Pink Floyd drummer and founder member Nick Mason made a rare public appearance as he returned to Battersea Power Station, the setting of the band’s Animals album cover, on the 40th anniversary of its release.
Mason spoke of his delight at being back in front of the four chimneys, each now rebuilt and painted as part of the regeneration of the area. The sticks man was guest of honour at a Battersea Power Station’s new multi-use arts venue created with Battersea Arts Centre, The Village Hall, where a photography exhibition inspired by the power station is being held from until Sunday.
He was joined by broadcaster and journalist Penny Smith and by Pink Floyd fans who got a behind-the-scenes glimpse into one of the UK’s most loved bands. Visions of Battersea Power Station is a exhibition by photographer, Adrian Houston, who has photographed the Princess of Wales, the Dalai Lama and Luciano Pavarotti.
Mason reminisced about the moment the giant inflatable pig, which was tethered to one of the power station’s chimneys for the famous photoshoot, broke free from its moorings and was spotted by startled airline pilots at 30,000 feet before finally making it back to the ground, with help from police helicopters in Kent.
He said: “It was one of those moments you just can’t predict. Needless to say, I’m pleased the pig made it back to earth in one piece.

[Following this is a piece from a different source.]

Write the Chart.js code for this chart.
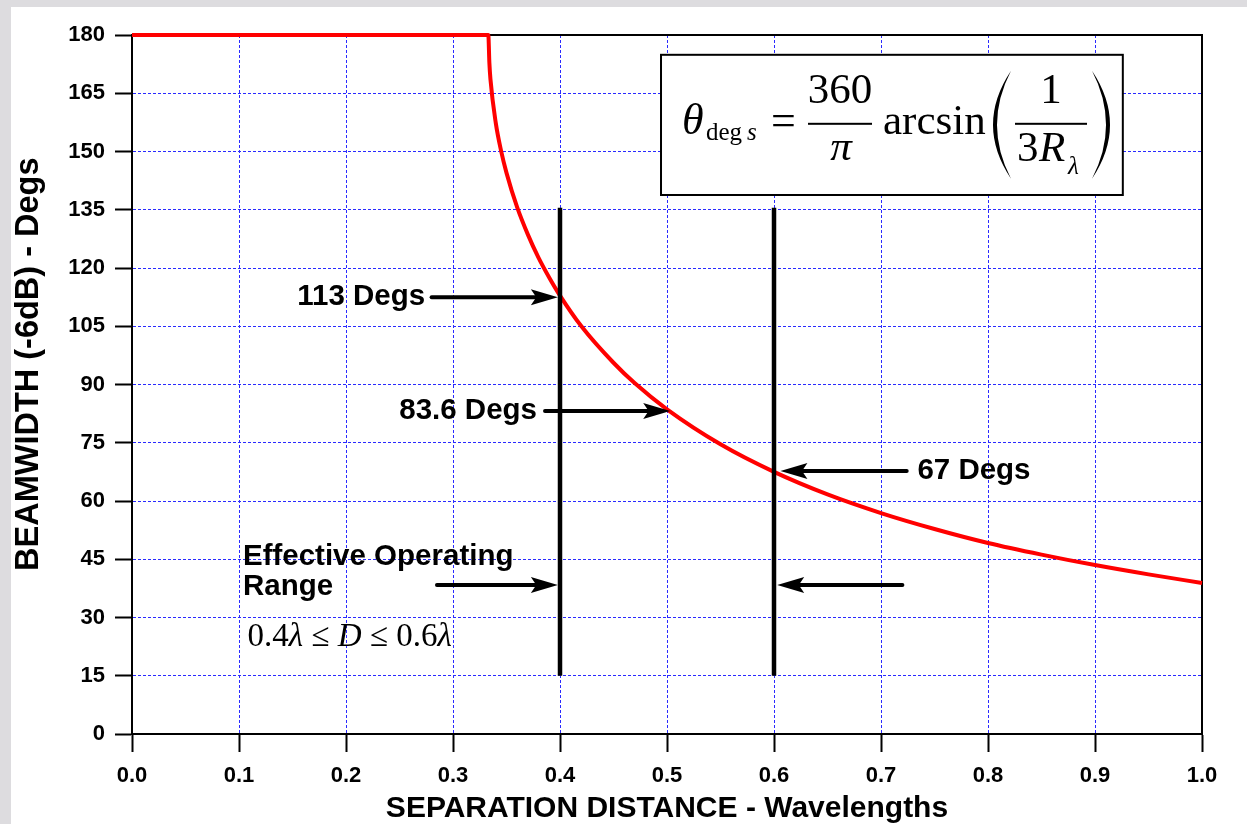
<!DOCTYPE html>
<html><head><meta charset="utf-8">
<script src="https://cdn.jsdelivr.net/npm/chart.js@4"></script>
<style>html,body{margin:0;padding:0;background:#fff;}#wrap{width:1247px;height:824px;position:relative}canvas{display:block}</style>
</head><body><div id="wrap"><canvas id="c" width="1247" height="824"></canvas></div>
<script>
// ---- data ----
const separation = [0, 0.1, 0.2, 0.3, 0.333, 0.334, 0.335, 0.34, 0.345, 0.35, 0.36, 0.37, 0.38, 0.39, 0.40, 0.42, 0.45, 0.47, 0.50, 0.55, 0.60, 0.65, 0.70, 0.75, 0.80, 0.85, 0.90, 0.95, 1.00];
const beamwidth  = [180, 180, 180, 180, 180, 172.8, 168.6, 157.3, 150.1, 144.5, 135.6, 128.6, 122.6, 117.5, 112.9, 105.0, 95.6, 90.3, 83.6, 74.6, 67.5, 61.7, 56.9, 52.8, 49.2, 46.2, 43.5, 41.1, 38.9];
const xTitle = 'SEPARATION DISTANCE - Wavelengths';
const yTitle = 'BEAMWIDTH (-6dB) - Degs';
// range markers (x value, y from, y to)
const rangeX = [0.4, 0.6];
const rangeY = [15, 135.5];
// arrows: [xFrom, yFrom, xTo, yTo] in data units
const arrowFromX = [0.280, 0.386, 0.724, 0.285, 0.720];
const arrowFromY = [112.5, 83.2, 67.7, 38.4, 38.4];
const arrowToX   = [0.398, 0.503, 0.606, 0.398, 0.603];
const arrowToY   = [112.5, 83.2, 67.7, 38.4, 38.4];
// callout texts
const calloutText  = ['113 Degs', '83.6 Degs', '67 Degs', 'Effective Operating', 'Range'];
const calloutX     = [0.274, 0.3785, 0.734, 0.1037, 0.1037];
const calloutY     = [112.5, 83.2, 67.7, 45.6, 37.9];
const calloutAlign = ['right', 'right', 'left', 'left', 'left'];
// formula box corners in data units
const boxX = [0.4944, 0.926];
const boxY = [174.9, 138.8];
const rangeNoteX = 0.108, rangeNoteY = 25;

const SANS = '"Liberation Sans", Arial, sans-serif';
const SERIF = '"Liberation Serif", "Times New Roman", serif';

function drawArrow(ctx, x0, y0, x1, y1) {
  const a = Math.atan2(y1 - y0, x1 - x0), L = 27, W = 8;
  const c = Math.cos(a), s = Math.sin(a);
  ctx.save();
  ctx.strokeStyle = '#000'; ctx.fillStyle = '#000';
  ctx.lineWidth = 4; ctx.lineCap = 'round';
  ctx.beginPath(); ctx.moveTo(x0, y0); ctx.lineTo(x1 - c * L * 0.7, y1 - s * L * 0.7); ctx.stroke();
  ctx.beginPath();
  ctx.moveTo(x1, y1);
  ctx.lineTo(x1 - c * L - s * W, y1 - s * L + c * W);
  ctx.lineTo(x1 - c * L * 0.8, y1 - s * L * 0.8);
  ctx.lineTo(x1 - c * L + s * W, y1 - s * L - c * W);
  ctx.closePath(); ctx.fill();
  ctx.restore();
}

function drawFormula(ctx, bx, by, bw, bh) {
  ctx.save();
  ctx.fillStyle = '#fff';
  ctx.fillRect(bx, by, bw, bh);
  ctx.lineWidth = 2; ctx.strokeStyle = '#000';
  ctx.strokeRect(bx, by, bw, bh);
  ctx.fillStyle = '#000';
  ctx.textBaseline = 'alphabetic';
  ctx.textAlign = 'left';
  ctx.translate(bx, by);
  // theta_deg s
  ctx.font = 'italic 44px ' + SERIF; ctx.fillText('θ', 21, 79);
  ctx.font = '25px ' + SERIF; ctx.fillText('deg', 45, 85);
  ctx.font = 'italic 25px ' + SERIF; ctx.fillText('s', 86, 85);
  ctx.font = '44px ' + SERIF; ctx.fillText('=', 110, 80);
  // 360 / pi
  ctx.textAlign = 'center';
  ctx.font = '43px ' + SERIF; ctx.fillText('360', 179, 48);
  ctx.fillRect(147, 68, 64, 2);
  ctx.font = 'italic 43px ' + SERIF; ctx.fillText('π', 180, 105);
  ctx.textAlign = 'left';
  ctx.font = '43px ' + SERIF; ctx.fillText('arcsin', 222, 79);
  // parentheses
  ctx.beginPath();
  ctx.moveTo(350, 16); ctx.quadraticCurveTo(314, 70, 350, 124);
  ctx.quadraticCurveTo(322, 70, 350, 16); ctx.fill();
  ctx.beginPath();
  ctx.moveTo(431, 16); ctx.quadraticCurveTo(467, 70, 431, 124);
  ctx.quadraticCurveTo(459, 70, 431, 16); ctx.fill();
  // 1 / 3R_lambda
  ctx.textAlign = 'center';
  ctx.font = '43px ' + SERIF; ctx.fillText('1', 390, 48);
  ctx.fillRect(354, 68, 72, 2);
  ctx.textAlign = 'left';
  ctx.font = '43px ' + SERIF; ctx.fillText('3', 356, 106);
  ctx.font = 'italic 43px ' + SERIF; ctx.fillText('R', 378, 106);
  ctx.font = 'italic 25px ' + SERIF; ctx.fillText('λ', 407, 119);
  ctx.restore();
}

const overlay = {
  id: 'overlay',
  beforeDraw(chart) {
    const ctx = chart.ctx;
    ctx.save();
    ctx.fillStyle = '#fff'; ctx.fillRect(0, 0, chart.width, chart.height);
    ctx.fillStyle = '#dddcdf';
    ctx.fillRect(0, 0, chart.width, 7);
    ctx.fillRect(0, 0, 11, chart.height);
    ctx.restore();
  },
  beforeDatasetsDraw(chart) {
    const {ctx, chartArea: a, scales: {x, y}} = chart;
    ctx.save();
    ctx.strokeStyle = '#000'; ctx.lineWidth = 2;
    ctx.strokeRect(a.left, a.top, a.right - a.left, a.bottom - a.top);
    ctx.restore();
    const bx = x.getPixelForValue(boxX[0]), by = y.getPixelForValue(boxY[0]);
    drawFormula(ctx, bx, by, x.getPixelForValue(boxX[1]) - bx, y.getPixelForValue(boxY[1]) - by);
  },
  afterDatasetsDraw(chart) {
    const {ctx, chartArea: a, scales: {x, y}} = chart;
    ctx.save();
    ctx.strokeStyle = '#000'; ctx.lineWidth = 4.5;
    rangeX.forEach(v => {
      const px = x.getPixelForValue(v);
      ctx.beginPath(); ctx.moveTo(px, y.getPixelForValue(rangeY[0])); ctx.lineTo(px, y.getPixelForValue(rangeY[1])); ctx.stroke();
    });
    ctx.restore();
    for (let i = 0; i < arrowFromX.length; i++) {
      drawArrow(ctx, x.getPixelForValue(arrowFromX[i]), y.getPixelForValue(arrowFromY[i]),
                     x.getPixelForValue(arrowToX[i]), y.getPixelForValue(arrowToY[i]));
    }
    ctx.save();
    ctx.fillStyle = '#000';
    ctx.font = 'bold 29.5px ' + SANS;
    ctx.textBaseline = 'middle';
    for (let i = 0; i < calloutText.length; i++) {
      ctx.textAlign = calloutAlign[i];
      ctx.fillText(calloutText[i], x.getPixelForValue(calloutX[i]), y.getPixelForValue(calloutY[i]));
    }
    // 0.4λ ≤ D ≤ 0.6λ
    ctx.textAlign = 'left';
    let px = x.getPixelForValue(rangeNoteX);
    const py = y.getPixelForValue(rangeNoteY);
    const parts = [['0.4', ''], ['λ', 'italic '], [' ≤ ', ''], ['D', 'italic '], [' ≤ 0.6', ''], ['λ', 'italic ']];
    parts.forEach(([t, st]) => {
      ctx.font = st + '33px ' + SERIF;
      ctx.fillText(t, px, py);
      px += ctx.measureText(t).width;
    });
    ctx.restore();
    // y-axis title (drawn here to match its off-centre placement)
    ctx.save();
    ctx.translate(29, a.top + (a.bottom - a.top) * 0.471);
    ctx.rotate(-Math.PI / 2);
    ctx.textAlign = 'center'; ctx.textBaseline = 'middle';
    ctx.fillStyle = '#000';
    ctx.font = 'bold 32.5px ' + SANS;
    ctx.fillText(yTitle, 0, 0);
    ctx.restore();
  }
};

new Chart(document.getElementById('c'), {
  type: 'line',
  data: {
    datasets: [{
      data: separation.map((v, i) => ({x: v, y: beamwidth[i]})),
      borderColor: '#ff0000',
      borderWidth: 4,
      pointRadius: 0,
      fill: false,
      cubicInterpolationMode: 'monotone',
      clip: 6
    }]
  },
  options: {
    responsive: false,
    animation: false,
    devicePixelRatio: 1,
    layout: {padding: {left: 0, top: 35, right: 45, bottom: 0}},
    plugins: {legend: {display: false}, tooltip: {enabled: false}},
    scales: {
      x: {
        type: 'linear', min: 0, max: 1,
        afterFit(s) { s.height = 90; },
        ticks: {stepSize: 0.1, callback: v => v.toFixed(1), color: '#000', font: {family: SANS, size: 22, weight: 'bold'}, padding: 11, maxRotation: 0},
        grid: {color: '#2a2aff', lineWidth: 1, tickLength: 18, tickColor: '#000', tickWidth: 2},
        border: {display: true, color: '#000', width: 2, dash: [3, 2]},
        title: {display: true, text: xTitle, color: '#000', font: {family: SANS, size: 30, weight: 'bold', lineHeight: 1.0}, padding: {top: 0, bottom: 0}}
      },
      y: {
        type: 'linear', min: 0, max: 180,
        afterFit(s) { s.width = 132; },
        ticks: {stepSize: 15, color: '#000', font: {family: SANS, size: 22, weight: 'bold'}, padding: 10},
        grid: {color: '#2a2aff', lineWidth: 1, tickLength: 17, tickColor: '#000', tickWidth: 2},
        border: {display: true, color: '#000', width: 2, dash: [3, 2]},
        title: {display: false}
      }
    }
  },
  plugins: [overlay]
});
</script>
</body></html>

“I’m delighted to be back at Battersea Power Station 40 years after that photoshoot and it’s great to see the place coming to life with restaurants, shops and venues. I’m pleased to have been a part of its history and can’t wait to see what its future holds.”
Rob Tincknell, chief executive of Battersea Power Station Development Company, said: “It’s great to welcome Nick Mason back to Battersea Power Station. “Battersea has, over the years, become a huge cultural icon, not only appearing on the Animals album cover, but featuring in all sorts of popular culture from The King’s Speech film to Alfred Hitchcock’s Sabotage in the 1930s.
“We are also delighted to be hosting a fantastic exhibition by Adrian Houston. His work captures the power station in all its glory, with the artworks even containing actual pieces of the building’s structure, including the original chimneys.
“We hope lots of people will come down and check out the free exhibition and also visit the new restaurants and shops that have opened at Circus West Village.”
Houston, said: “It was in 2000 that I was commissioned by Guy Laliberté, co-founder of Cirque du Soleil, to photograph Battersea Power Station. The resulting images have always been very special to me, with one of the very first, Through the Wall, selected for the Royal Academy’s Summer Exhibition.
To host this retrospective in the building itself, now being restored to its former glory, is very poignant.”
Visions of Battersea Power Station is open from 11am to 5pm on Saturday and Sunday. It is free to attend.